### DIRECTIONS FOR THIS TASK
Do not copy the pictures; transcribe all other material exactly.

### MATERIAL
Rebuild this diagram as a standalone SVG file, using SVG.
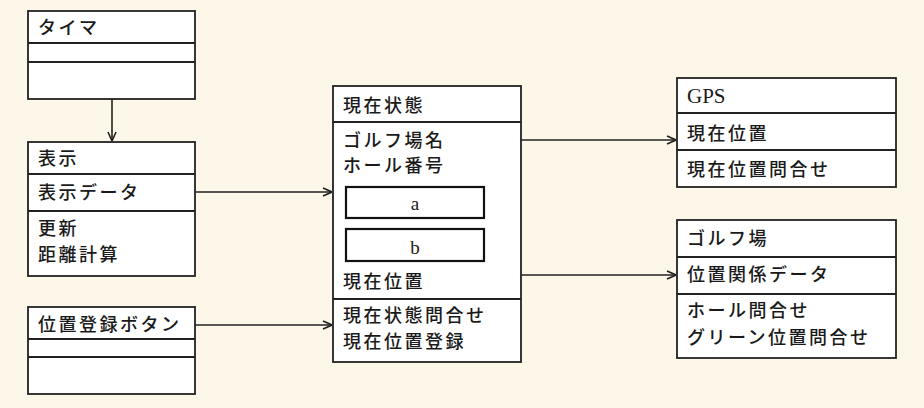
<svg xmlns="http://www.w3.org/2000/svg" width="924" height="408" viewBox="0 0 924 408">
<style>
.box{fill:#fff;stroke:#222;stroke-width:1.8}
.inner{fill:#fff;stroke:#111;stroke-width:2.2}
.div{stroke:#222;stroke-width:1.8}
.t{font-family:"Noto Sans CJK JP","Noto Sans",sans-serif;font-size:18px;font-weight:500;letter-spacing:2.5px;fill:#1a1a1a}
.s{font-family:"Liberation Serif",serif;fill:#1a1a1a}
.c{fill:none;stroke:#222;stroke-width:1.6}
</style>
<defs>
<marker id="ar" viewBox="0 0 10 10" refX="10" refY="5" markerWidth="10" markerHeight="10" markerUnits="userSpaceOnUse" orient="auto">
<path d="M1,1 L10,5 L1,9" fill="none" stroke="#222" stroke-width="1.6"/>
</marker>
</defs>
<rect width="924" height="408" fill="#FDF7E9"/>
<g id="timer">
<rect class="box" x="28" y="11" width="167" height="88"/>
<line class="div" x1="28" y1="43" x2="195" y2="43"/>
<line class="div" x1="28" y1="62" x2="195" y2="62"/>
<text class="t" x="38" y="34">タイマ</text>
</g>
<g id="display">
<rect class="box" x="28" y="142" width="167" height="134"/>
<line class="div" x1="28" y1="174" x2="195" y2="174"/>
<line class="div" x1="28" y1="211" x2="195" y2="211"/>
<text class="t" x="38" y="165">表示</text>
<text class="t" x="38" y="199">表示データ</text>
<text class="t" x="38" y="235">更新</text>
<text class="t" x="38" y="261">距離計算</text>
</g>
<g id="button">
<rect class="box" x="28" y="307" width="167" height="87"/>
<line class="div" x1="28" y1="339" x2="195" y2="339"/>
<line class="div" x1="28" y1="357" x2="195" y2="357"/>
<text class="t" x="38" y="331">位置登録ボタン</text>
</g>
<g id="state">
<rect class="box" x="333" y="86" width="188" height="276"/>
<line class="div" x1="333" y1="122" x2="521" y2="122"/>
<line class="div" x1="333" y1="299" x2="521" y2="299"/>
<text class="t" x="343" y="112">現在状態</text>
<text class="t" x="343" y="147">ゴルフ場名</text>
<text class="t" x="343" y="172">ホール番号</text>
<rect class="inner" x="346" y="187" width="138" height="31"/>
<text class="s" x="415" y="210" font-size="19" text-anchor="middle">a</text>
<rect class="inner" x="346" y="229" width="138" height="32"/>
<text class="s" x="415" y="254" font-size="19" text-anchor="middle">b</text>
<text class="t" x="343" y="288">現在位置</text>
<text class="t" x="343" y="322">現在状態問合せ</text>
<text class="t" x="343" y="348">現在位置登録</text>
</g>
<g id="gps">
<rect class="box" x="677" y="78" width="219" height="109"/>
<line class="div" x1="677" y1="113" x2="896" y2="113"/>
<line class="div" x1="677" y1="150" x2="896" y2="150"/>
<text class="s" x="687" y="103" font-size="21">GPS</text>
<text class="t" x="687" y="140">現在位置</text>
<text class="t" x="687" y="176">現在位置問合せ</text>
</g>
<g id="golf">
<rect class="box" x="677" y="220" width="219" height="138"/>
<line class="div" x1="677" y1="257" x2="896" y2="257"/>
<line class="div" x1="677" y1="294" x2="896" y2="294"/>
<text class="t" x="687" y="245">ゴルフ場</text>
<text class="t" x="687" y="281">位置関係データ</text>
<text class="t" x="687" y="317">ホール問合せ</text>
<text class="t" x="687" y="344">グリーン位置問合せ</text>
</g>
<g id="connectors">
<line class="c" x1="112" y1="99" x2="112" y2="141" marker-end="url(#ar)"/>
<line class="c" x1="195" y1="192" x2="332" y2="192" marker-end="url(#ar)"/>
<line class="c" x1="195" y1="325" x2="332" y2="325" marker-end="url(#ar)"/>
<line class="c" x1="521" y1="140" x2="676" y2="140" marker-end="url(#ar)"/>
<line class="c" x1="521" y1="275" x2="676" y2="275" marker-end="url(#ar)"/>
</g>
</svg>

### TASK ANSWER
Rebuild this diagram as a standalone SVG file, using SVG.
<svg xmlns="http://www.w3.org/2000/svg" width="924" height="408" viewBox="0 0 924 408">
<style>
.box{fill:#fff;stroke:#222;stroke-width:1.8}
.inner{fill:#fff;stroke:#111;stroke-width:2.2}
.div{stroke:#222;stroke-width:1.8}
.t{font-family:"Noto Sans CJK JP","Noto Sans",sans-serif;font-size:18px;font-weight:500;letter-spacing:2.5px;fill:#1a1a1a}
.s{font-family:"Liberation Serif",serif;fill:#1a1a1a}
.c{fill:none;stroke:#222;stroke-width:1.6}
</style>
<defs>
<marker id="ar" viewBox="0 0 10 10" refX="10" refY="5" markerWidth="10" markerHeight="10" markerUnits="userSpaceOnUse" orient="auto">
<path d="M1,1 L10,5 L1,9" fill="none" stroke="#222" stroke-width="1.6"/>
</marker>
</defs>
<rect width="924" height="408" fill="#FDF7E9"/>
<g id="timer">
<rect class="box" x="28" y="11" width="167" height="88"/>
<line class="div" x1="28" y1="43" x2="195" y2="43"/>
<line class="div" x1="28" y1="62" x2="195" y2="62"/>
<text class="t" x="38" y="34">タイマ</text>
</g>
<g id="display">
<rect class="box" x="28" y="142" width="167" height="134"/>
<line class="div" x1="28" y1="174" x2="195" y2="174"/>
<line class="div" x1="28" y1="211" x2="195" y2="211"/>
<text class="t" x="38" y="165">表示</text>
<text class="t" x="38" y="199">表示データ</text>
<text class="t" x="38" y="235">更新</text>
<text class="t" x="38" y="261">距離計算</text>
</g>
<g id="button">
<rect class="box" x="28" y="307" width="167" height="87"/>
<line class="div" x1="28" y1="339" x2="195" y2="339"/>
<line class="div" x1="28" y1="357" x2="195" y2="357"/>
<text class="t" x="38" y="331">位置登録ボタン</text>
</g>
<g id="state">
<rect class="box" x="333" y="86" width="188" height="276"/>
<line class="div" x1="333" y1="122" x2="521" y2="122"/>
<line class="div" x1="333" y1="299" x2="521" y2="299"/>
<text class="t" x="343" y="112">現在状態</text>
<text class="t" x="343" y="147">ゴルフ場名</text>
<text class="t" x="343" y="172">ホール番号</text>
<rect class="inner" x="346" y="187" width="138" height="31"/>
<text class="s" x="415" y="210" font-size="19" text-anchor="middle">a</text>
<rect class="inner" x="346" y="229" width="138" height="32"/>
<text class="s" x="415" y="254" font-size="19" text-anchor="middle">b</text>
<text class="t" x="343" y="288">現在位置</text>
<text class="t" x="343" y="322">現在状態問合せ</text>
<text class="t" x="343" y="348">現在位置登録</text>
</g>
<g id="gps">
<rect class="box" x="677" y="78" width="219" height="109"/>
<line class="div" x1="677" y1="113" x2="896" y2="113"/>
<line class="div" x1="677" y1="150" x2="896" y2="150"/>
<text class="s" x="687" y="103" font-size="21">GPS</text>
<text class="t" x="687" y="140">現在位置</text>
<text class="t" x="687" y="176">現在位置問合せ</text>
</g>
<g id="golf">
<rect class="box" x="677" y="220" width="219" height="138"/>
<line class="div" x1="677" y1="257" x2="896" y2="257"/>
<line class="div" x1="677" y1="294" x2="896" y2="294"/>
<text class="t" x="687" y="245">ゴルフ場</text>
<text class="t" x="687" y="281">位置関係データ</text>
<text class="t" x="687" y="317">ホール問合せ</text>
<text class="t" x="687" y="344">グリーン位置問合せ</text>
</g>
<g id="connectors">
<line class="c" x1="112" y1="99" x2="112" y2="141" marker-end="url(#ar)"/>
<line class="c" x1="195" y1="192" x2="332" y2="192" marker-end="url(#ar)"/>
<line class="c" x1="195" y1="325" x2="332" y2="325" marker-end="url(#ar)"/>
<line class="c" x1="521" y1="140" x2="676" y2="140" marker-end="url(#ar)"/>
<line class="c" x1="521" y1="275" x2="676" y2="275" marker-end="url(#ar)"/>
</g>
</svg>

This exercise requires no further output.